Though Déby declared his intention of moving toward a democratic government, the process moved slowly. Political parties were recognized in 1991, and a national conference to work out the transition began in January 1993. It concluded its work with a transitional charter and prime minister elected by the delegates. Déby was to remain as president and chief of the armed forces during the transition period. This period was expected to last one year, with the possibility of a one-year extension. In 1995, Déby finally set up a national independent commission.
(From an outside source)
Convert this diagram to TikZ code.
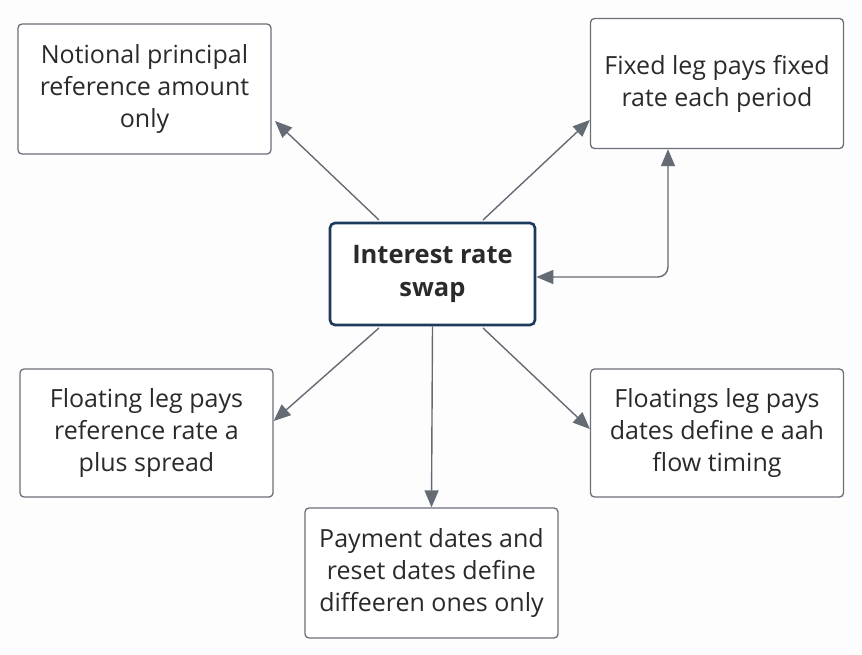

A draft Constitution was ready for referendum vote in March 1996. The new Constitution, which was approved by the voters in a 71% turnout, set up a president elected by universal suffrage for a five-year term with eligibility for reelection to one more five-year term.
During the election campaign, Déby was careful to travel to all regions of the country and even to apologize to the electorate in some areas that had experienced harsh treatment from his troops. He was the designated candidate of the MPS, which had been reformed into a political party. But he campaigned as the Republic Front candidate, a coalition made up of 12 political parties. Fifteen candidates were eventually accepted for the official list, including many of the major political and military figures and representing a wide range of viewpoints. The turnout in the first round of voting was 69%. The second round achieved a 77% turnout, with Déby garnering 69% of the votes. The legislative elections that followed in January and February 1997 brought Déby's MPS an absolute majority of 63 of the 125 assembly seats, with nine other parties sharing the remaining 62 seats.
In the controversial May 2001 presidential elections, the Constitutional Council denied the opposition's appeal to annul the elections, and on June 13 declared Déby the winner with 63.17% of the votes, followed by Yorongar with 16.35%, and Kebzabo and Kamougué with 7% and 6.02% respectively. The Council reported a voter turn-out of 61.4%. Alleging fraud, malpractice and irregularities in vote counting, six of the defeated candidates called for a boycott of the next legislative elections.